Exactly as written, write out the lines below from the first to the one containing "ax.text(positions[2] - w", inclusive. Pictures do not belong in the copy.

** start of Data section **

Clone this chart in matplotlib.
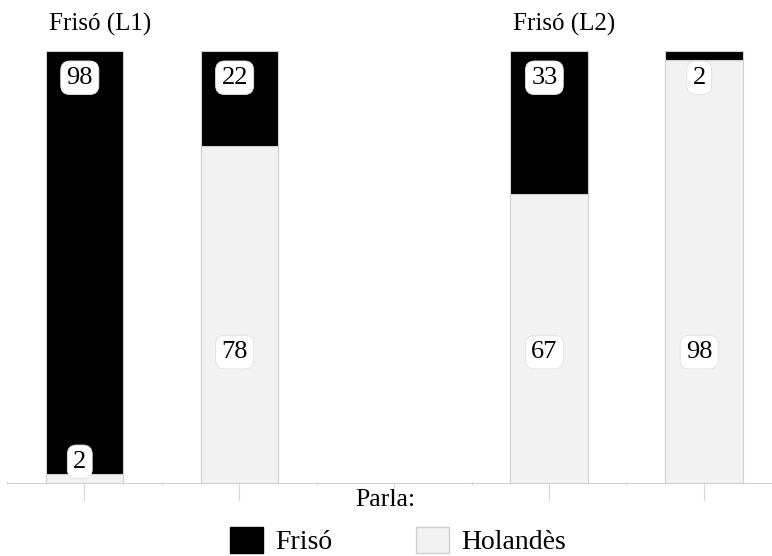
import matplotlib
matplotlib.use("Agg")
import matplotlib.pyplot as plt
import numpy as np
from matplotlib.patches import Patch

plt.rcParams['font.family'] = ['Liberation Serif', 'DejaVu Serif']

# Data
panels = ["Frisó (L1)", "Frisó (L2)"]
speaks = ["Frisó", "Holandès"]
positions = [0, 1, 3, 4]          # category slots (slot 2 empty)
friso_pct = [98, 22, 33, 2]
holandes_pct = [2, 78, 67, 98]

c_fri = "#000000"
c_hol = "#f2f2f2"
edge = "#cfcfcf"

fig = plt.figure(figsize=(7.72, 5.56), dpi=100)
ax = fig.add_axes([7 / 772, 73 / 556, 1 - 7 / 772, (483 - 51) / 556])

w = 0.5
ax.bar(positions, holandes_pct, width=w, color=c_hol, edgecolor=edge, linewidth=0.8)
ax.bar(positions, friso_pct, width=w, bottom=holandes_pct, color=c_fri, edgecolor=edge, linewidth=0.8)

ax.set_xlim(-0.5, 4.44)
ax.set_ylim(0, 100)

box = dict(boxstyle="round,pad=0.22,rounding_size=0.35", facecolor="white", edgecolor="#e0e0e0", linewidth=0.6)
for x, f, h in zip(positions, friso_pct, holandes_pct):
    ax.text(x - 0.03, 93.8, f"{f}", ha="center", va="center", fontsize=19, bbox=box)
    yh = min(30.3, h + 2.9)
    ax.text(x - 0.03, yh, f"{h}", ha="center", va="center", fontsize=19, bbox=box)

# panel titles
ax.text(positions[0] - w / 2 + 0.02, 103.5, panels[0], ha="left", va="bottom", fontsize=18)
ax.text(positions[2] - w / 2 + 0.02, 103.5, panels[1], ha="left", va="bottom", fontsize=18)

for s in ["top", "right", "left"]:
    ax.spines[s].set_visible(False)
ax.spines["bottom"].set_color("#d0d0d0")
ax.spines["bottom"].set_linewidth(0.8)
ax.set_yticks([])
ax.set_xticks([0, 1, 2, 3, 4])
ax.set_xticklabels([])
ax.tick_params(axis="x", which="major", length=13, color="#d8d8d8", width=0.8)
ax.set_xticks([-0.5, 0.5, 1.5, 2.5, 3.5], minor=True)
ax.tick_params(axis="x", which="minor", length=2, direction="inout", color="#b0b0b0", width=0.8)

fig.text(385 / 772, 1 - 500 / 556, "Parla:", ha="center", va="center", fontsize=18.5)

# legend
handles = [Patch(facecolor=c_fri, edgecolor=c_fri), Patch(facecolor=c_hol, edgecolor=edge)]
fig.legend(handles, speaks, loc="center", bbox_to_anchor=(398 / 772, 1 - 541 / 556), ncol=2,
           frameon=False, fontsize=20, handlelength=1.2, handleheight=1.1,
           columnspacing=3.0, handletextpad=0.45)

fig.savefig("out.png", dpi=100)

** end of Data section **

**Result of the task**.
Clone this chart in matplotlib.
import matplotlib
matplotlib.use("Agg")
import matplotlib.pyplot as plt
import numpy as np
from matplotlib.patches import Patch

plt.rcParams['font.family'] = ['Liberation Serif', 'DejaVu Serif']

# Data
panels = ["Frisó (L1)", "Frisó (L2)"]
speaks = ["Frisó", "Holandès"]
positions = [0, 1, 3, 4]          # category slots (slot 2 empty)
friso_pct = [98, 22, 33, 2]
holandes_pct = [2, 78, 67, 98]

c_fri = "#000000"
c_hol = "#f2f2f2"
edge = "#cfcfcf"

fig = plt.figure(figsize=(7.72, 5.56), dpi=100)
ax = fig.add_axes([7 / 772, 73 / 556, 1 - 7 / 772, (483 - 51) / 556])

w = 0.5
ax.bar(positions, holandes_pct, width=w, color=c_hol, edgecolor=edge, linewidth=0.8)
ax.bar(positions, friso_pct, width=w, bottom=holandes_pct, color=c_fri, edgecolor=edge, linewidth=0.8)

ax.set_xlim(-0.5, 4.44)
ax.set_ylim(0, 100)

box = dict(boxstyle="round,pad=0.22,rounding_size=0.35", facecolor="white", edgecolor="#e0e0e0", linewidth=0.6)
for x, f, h in zip(positions, friso_pct, holandes_pct):
    ax.text(x - 0.03, 93.8, f"{f}", ha="center", va="center", fontsize=19, bbox=box)
    yh = min(30.3, h + 2.9)
    ax.text(x - 0.03, yh, f"{h}", ha="center", va="center", fontsize=19, bbox=box)

# panel titles
ax.text(positions[0] - w / 2 + 0.02, 103.5, panels[0], ha="left", va="bottom", fontsize=18)
ax.text(positions[2] - w / 2 + 0.02, 103.5, panels[1], ha="left", va="bottom", fontsize=18)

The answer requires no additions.